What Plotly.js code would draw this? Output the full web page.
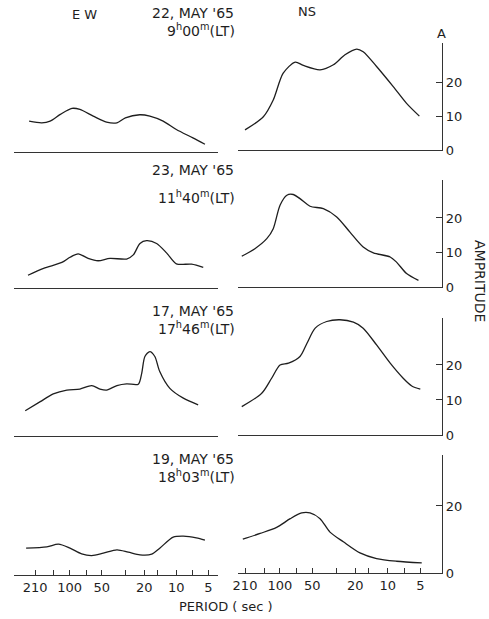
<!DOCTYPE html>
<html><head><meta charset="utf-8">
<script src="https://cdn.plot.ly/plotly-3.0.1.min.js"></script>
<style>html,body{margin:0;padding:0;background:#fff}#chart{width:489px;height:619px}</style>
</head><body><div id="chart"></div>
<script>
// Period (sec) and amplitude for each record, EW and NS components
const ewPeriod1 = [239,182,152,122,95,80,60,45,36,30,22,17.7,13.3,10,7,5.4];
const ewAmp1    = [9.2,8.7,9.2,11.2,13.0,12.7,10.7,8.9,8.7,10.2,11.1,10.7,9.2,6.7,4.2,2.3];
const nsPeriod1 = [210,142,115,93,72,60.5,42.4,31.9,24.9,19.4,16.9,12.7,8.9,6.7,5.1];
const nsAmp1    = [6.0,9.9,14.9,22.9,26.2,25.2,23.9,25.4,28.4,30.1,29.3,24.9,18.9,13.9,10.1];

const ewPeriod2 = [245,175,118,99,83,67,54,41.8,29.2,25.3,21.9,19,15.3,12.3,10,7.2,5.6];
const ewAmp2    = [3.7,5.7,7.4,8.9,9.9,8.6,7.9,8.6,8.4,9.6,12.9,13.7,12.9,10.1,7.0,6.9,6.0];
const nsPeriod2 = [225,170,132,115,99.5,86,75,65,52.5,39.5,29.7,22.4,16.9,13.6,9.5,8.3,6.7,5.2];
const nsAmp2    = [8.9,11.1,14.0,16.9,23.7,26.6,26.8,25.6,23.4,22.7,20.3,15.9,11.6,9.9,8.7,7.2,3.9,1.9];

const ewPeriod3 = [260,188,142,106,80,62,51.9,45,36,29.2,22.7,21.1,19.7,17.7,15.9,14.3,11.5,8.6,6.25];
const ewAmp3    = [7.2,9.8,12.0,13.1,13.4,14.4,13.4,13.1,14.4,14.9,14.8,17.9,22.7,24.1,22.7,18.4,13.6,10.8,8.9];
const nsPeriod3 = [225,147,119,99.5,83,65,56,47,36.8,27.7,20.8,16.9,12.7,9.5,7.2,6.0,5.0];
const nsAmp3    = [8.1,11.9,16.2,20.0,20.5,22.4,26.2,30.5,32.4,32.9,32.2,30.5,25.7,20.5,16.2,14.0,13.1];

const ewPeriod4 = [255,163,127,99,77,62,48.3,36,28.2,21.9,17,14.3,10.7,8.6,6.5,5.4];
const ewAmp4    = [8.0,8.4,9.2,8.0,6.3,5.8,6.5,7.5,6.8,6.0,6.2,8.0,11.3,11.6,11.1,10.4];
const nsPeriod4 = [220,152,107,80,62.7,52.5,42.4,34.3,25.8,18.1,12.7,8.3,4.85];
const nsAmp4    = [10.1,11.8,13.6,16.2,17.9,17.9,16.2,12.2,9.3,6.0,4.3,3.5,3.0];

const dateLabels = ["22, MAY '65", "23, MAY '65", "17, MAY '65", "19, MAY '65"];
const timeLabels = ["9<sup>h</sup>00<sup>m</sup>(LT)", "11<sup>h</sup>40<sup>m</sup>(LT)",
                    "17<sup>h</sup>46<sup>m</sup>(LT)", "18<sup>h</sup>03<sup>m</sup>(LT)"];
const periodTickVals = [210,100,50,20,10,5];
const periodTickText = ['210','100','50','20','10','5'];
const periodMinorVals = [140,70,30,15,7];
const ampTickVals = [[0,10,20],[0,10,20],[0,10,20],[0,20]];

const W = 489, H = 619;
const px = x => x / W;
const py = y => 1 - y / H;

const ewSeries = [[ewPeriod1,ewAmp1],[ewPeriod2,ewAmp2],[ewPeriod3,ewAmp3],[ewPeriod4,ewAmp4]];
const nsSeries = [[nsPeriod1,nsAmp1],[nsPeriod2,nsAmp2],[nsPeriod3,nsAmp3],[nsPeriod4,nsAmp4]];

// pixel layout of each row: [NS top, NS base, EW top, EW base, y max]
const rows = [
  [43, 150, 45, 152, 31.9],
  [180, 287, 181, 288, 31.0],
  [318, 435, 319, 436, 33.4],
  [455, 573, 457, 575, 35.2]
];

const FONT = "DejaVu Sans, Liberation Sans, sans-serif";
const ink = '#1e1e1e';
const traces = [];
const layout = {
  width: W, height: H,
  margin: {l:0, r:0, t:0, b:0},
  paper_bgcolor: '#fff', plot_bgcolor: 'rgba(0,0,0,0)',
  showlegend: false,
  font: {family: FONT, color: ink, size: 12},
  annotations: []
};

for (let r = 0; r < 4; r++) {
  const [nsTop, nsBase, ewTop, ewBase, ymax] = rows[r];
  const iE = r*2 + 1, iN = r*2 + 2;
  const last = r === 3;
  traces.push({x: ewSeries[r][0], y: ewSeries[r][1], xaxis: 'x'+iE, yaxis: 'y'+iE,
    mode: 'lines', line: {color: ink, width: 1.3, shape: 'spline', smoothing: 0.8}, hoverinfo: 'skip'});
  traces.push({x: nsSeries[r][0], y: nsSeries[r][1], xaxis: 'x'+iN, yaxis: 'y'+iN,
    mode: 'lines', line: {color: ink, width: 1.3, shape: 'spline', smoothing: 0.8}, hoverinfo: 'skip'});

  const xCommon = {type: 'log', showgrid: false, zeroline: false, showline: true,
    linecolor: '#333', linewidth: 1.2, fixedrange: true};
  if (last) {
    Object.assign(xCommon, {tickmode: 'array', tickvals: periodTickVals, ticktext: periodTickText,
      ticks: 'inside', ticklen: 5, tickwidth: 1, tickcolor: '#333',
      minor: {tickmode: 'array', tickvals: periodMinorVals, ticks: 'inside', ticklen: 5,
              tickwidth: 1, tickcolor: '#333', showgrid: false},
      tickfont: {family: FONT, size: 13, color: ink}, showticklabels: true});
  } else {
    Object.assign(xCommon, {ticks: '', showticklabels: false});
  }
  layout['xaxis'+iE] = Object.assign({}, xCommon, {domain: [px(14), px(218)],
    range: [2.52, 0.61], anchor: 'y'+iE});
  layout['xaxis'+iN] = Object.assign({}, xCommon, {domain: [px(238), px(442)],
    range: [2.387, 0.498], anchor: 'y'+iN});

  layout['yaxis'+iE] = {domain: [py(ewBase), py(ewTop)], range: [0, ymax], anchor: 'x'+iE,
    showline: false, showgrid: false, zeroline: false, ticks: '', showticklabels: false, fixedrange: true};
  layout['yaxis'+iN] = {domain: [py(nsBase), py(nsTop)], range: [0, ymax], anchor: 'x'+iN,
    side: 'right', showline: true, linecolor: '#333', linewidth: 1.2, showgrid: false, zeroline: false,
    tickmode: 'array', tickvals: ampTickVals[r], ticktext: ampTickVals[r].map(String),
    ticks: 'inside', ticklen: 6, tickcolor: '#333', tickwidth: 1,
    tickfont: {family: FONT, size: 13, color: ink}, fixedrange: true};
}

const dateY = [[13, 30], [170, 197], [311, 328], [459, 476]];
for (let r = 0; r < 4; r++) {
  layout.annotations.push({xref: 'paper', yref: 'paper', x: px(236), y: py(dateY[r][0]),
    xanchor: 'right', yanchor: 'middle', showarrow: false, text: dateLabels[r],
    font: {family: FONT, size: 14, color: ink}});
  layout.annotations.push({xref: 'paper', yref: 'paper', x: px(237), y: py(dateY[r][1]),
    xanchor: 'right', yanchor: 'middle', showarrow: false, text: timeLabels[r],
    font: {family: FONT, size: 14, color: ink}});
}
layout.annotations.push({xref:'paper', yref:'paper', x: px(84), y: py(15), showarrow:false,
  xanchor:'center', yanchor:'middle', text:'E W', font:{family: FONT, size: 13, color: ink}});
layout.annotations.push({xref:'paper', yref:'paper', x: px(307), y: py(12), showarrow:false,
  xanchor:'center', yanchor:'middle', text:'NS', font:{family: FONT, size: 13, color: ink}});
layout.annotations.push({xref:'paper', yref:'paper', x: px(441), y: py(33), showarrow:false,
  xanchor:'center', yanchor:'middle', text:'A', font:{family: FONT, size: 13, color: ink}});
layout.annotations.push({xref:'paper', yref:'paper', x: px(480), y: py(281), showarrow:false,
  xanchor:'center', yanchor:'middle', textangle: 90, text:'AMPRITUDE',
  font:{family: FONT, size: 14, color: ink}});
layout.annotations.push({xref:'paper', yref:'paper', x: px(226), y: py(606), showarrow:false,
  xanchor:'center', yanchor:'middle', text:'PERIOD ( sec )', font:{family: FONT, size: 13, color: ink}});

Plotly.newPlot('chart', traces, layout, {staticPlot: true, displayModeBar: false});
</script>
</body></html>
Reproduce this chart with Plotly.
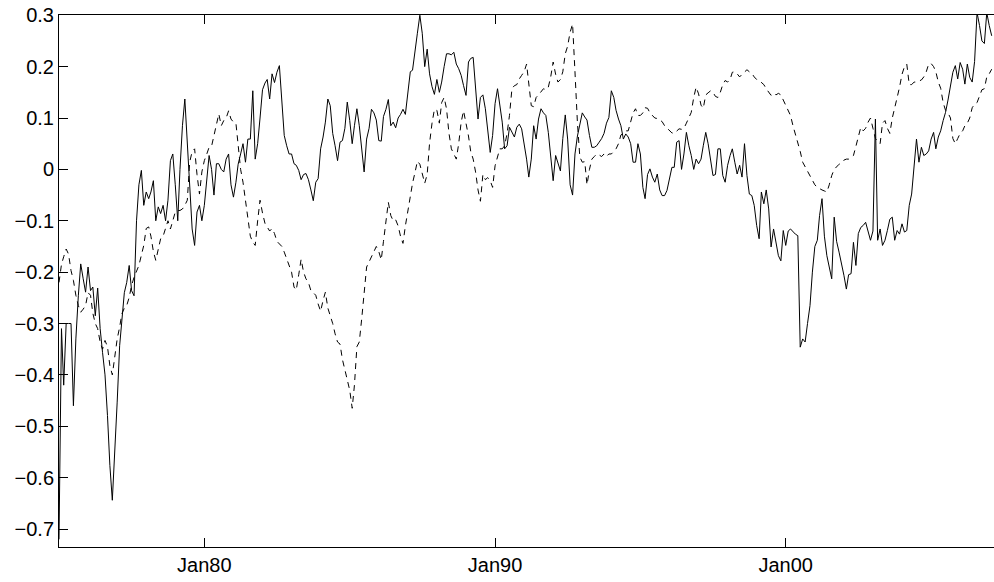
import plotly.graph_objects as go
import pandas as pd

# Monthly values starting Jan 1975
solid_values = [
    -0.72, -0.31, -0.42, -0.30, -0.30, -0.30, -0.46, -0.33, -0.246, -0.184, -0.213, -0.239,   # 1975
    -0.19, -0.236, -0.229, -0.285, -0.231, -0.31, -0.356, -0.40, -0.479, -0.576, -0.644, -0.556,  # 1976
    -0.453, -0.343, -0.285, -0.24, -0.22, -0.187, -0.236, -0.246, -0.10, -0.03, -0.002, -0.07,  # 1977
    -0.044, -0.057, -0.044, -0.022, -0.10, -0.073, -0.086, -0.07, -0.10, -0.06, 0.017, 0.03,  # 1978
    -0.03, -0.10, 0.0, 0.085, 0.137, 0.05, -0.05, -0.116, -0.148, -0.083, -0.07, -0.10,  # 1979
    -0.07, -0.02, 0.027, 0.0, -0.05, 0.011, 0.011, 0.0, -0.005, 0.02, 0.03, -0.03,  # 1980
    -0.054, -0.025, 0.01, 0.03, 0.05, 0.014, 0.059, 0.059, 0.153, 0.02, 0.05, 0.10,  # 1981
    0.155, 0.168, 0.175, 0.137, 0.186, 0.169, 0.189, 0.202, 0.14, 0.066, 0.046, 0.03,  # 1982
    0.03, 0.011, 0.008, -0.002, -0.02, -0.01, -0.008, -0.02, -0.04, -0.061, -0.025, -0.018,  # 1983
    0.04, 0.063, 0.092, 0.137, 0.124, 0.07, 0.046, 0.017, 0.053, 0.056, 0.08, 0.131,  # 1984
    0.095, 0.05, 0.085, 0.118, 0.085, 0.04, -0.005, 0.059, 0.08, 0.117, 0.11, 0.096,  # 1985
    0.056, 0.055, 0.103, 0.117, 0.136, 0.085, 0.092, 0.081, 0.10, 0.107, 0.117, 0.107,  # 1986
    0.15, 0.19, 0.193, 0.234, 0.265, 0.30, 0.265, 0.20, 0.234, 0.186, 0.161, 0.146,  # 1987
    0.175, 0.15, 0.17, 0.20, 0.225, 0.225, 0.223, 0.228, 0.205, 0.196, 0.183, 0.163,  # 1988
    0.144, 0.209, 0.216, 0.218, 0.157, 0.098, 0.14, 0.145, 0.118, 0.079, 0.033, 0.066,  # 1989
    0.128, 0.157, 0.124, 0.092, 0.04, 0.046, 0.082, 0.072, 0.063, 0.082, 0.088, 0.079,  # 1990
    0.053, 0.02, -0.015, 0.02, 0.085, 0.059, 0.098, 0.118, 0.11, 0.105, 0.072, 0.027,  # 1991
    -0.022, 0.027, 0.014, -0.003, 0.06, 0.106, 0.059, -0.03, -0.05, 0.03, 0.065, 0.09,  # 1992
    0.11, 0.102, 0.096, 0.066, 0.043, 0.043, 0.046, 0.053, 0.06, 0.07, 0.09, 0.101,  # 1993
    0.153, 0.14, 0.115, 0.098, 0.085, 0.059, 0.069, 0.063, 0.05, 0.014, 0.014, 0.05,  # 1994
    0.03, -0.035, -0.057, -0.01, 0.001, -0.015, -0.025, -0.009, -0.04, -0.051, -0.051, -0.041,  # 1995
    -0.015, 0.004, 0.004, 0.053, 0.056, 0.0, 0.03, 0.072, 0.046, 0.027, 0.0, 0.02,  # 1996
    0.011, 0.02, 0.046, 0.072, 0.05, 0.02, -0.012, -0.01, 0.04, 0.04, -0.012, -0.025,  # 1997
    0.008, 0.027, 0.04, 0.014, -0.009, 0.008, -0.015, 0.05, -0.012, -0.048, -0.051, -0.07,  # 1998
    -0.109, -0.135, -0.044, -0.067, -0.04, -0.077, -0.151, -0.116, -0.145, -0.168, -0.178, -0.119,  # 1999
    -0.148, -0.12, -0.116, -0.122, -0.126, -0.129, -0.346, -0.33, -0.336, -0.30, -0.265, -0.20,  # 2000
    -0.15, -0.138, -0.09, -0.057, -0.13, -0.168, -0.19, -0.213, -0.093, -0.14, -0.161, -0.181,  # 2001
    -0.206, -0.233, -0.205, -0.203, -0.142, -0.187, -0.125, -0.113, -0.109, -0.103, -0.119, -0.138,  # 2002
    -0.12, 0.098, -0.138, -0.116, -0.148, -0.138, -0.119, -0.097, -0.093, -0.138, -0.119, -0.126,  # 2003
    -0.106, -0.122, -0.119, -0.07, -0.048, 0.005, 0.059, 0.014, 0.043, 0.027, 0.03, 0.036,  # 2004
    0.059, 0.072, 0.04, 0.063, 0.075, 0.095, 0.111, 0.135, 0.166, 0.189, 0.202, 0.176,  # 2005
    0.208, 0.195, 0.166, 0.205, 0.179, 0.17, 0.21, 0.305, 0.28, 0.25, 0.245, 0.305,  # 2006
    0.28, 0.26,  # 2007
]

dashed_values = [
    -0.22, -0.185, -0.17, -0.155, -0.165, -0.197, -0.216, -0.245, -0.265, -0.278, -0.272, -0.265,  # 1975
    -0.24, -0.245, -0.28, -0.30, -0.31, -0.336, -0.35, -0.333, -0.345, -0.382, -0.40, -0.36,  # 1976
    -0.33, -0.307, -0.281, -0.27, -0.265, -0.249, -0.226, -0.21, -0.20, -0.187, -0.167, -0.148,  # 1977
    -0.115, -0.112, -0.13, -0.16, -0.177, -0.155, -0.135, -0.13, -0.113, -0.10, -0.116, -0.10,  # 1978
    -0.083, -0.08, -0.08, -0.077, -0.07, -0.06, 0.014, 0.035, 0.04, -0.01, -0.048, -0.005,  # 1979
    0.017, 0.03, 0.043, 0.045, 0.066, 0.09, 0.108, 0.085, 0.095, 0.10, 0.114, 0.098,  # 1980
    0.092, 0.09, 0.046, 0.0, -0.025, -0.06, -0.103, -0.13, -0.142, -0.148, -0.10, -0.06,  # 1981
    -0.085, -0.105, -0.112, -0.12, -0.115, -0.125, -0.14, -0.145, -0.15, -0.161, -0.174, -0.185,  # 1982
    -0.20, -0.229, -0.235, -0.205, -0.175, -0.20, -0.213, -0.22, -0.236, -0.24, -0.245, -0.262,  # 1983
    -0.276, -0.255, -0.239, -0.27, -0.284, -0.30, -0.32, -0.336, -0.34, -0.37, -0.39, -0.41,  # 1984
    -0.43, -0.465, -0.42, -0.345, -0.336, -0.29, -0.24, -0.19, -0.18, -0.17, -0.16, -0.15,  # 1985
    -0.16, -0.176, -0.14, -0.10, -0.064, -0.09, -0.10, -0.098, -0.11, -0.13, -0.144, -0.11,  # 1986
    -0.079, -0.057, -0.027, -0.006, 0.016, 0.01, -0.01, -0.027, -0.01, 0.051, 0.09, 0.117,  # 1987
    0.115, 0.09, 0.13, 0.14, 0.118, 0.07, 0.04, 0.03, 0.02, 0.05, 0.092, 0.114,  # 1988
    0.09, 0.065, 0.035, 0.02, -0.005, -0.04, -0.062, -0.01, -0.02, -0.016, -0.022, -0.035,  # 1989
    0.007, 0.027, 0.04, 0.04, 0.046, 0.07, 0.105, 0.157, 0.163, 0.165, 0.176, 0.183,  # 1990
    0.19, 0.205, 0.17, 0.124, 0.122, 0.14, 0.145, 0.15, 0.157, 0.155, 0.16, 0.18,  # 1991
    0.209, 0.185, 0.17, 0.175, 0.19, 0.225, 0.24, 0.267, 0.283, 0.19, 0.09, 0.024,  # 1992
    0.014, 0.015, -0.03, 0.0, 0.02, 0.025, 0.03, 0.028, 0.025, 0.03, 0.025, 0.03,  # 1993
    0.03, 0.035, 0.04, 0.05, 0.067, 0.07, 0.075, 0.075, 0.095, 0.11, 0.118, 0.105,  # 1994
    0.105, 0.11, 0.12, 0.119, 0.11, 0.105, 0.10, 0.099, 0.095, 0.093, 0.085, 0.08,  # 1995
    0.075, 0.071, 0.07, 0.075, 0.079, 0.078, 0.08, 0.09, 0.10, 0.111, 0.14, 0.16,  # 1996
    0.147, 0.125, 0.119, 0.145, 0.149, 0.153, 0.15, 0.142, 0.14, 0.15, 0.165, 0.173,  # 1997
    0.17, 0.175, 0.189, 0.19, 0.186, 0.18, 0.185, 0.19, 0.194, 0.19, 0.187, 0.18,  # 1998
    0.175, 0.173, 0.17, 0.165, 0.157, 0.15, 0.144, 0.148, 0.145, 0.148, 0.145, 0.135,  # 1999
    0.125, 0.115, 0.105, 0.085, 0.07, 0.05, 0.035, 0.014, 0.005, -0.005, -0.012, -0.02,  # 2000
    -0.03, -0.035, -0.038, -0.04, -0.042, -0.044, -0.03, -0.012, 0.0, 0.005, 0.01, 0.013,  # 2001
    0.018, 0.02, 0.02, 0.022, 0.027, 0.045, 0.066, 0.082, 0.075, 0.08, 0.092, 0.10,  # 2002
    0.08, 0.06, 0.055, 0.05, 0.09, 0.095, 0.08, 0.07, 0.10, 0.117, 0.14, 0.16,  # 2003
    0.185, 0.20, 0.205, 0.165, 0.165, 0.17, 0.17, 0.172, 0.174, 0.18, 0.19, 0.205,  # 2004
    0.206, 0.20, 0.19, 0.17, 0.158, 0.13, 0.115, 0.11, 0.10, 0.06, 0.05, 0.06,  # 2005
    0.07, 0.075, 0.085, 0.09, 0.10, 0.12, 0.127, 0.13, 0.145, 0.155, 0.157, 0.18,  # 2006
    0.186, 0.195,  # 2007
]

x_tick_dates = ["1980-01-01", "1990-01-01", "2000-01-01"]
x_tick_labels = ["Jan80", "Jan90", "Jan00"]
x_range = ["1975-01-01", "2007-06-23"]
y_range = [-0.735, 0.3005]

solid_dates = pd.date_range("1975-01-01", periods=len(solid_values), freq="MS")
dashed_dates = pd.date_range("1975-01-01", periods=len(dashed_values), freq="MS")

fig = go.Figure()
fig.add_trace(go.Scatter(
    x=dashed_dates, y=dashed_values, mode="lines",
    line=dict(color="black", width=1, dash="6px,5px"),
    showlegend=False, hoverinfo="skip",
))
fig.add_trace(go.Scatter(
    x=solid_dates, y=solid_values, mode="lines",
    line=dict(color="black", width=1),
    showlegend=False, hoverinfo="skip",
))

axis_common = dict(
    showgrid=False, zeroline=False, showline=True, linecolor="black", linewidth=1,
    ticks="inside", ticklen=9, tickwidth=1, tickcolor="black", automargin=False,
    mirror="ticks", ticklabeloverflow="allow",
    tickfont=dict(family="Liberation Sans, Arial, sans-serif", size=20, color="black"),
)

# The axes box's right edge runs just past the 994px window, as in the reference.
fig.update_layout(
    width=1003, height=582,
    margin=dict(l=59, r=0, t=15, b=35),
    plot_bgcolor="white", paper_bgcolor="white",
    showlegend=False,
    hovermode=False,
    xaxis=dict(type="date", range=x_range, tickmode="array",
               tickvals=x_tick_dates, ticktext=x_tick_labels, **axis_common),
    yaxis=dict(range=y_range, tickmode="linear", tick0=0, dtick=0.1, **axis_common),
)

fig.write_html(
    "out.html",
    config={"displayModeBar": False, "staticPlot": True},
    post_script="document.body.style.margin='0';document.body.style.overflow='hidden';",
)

Task description - Can you give again only the lines between the one containing "Reproduce this chart with Plotly." and the one containing "import pandas as pd", counting both, exactly as they appear and without any pictures?

Reply -
Reproduce this chart with Plotly.
import plotly.graph_objects as go
import pandas as pd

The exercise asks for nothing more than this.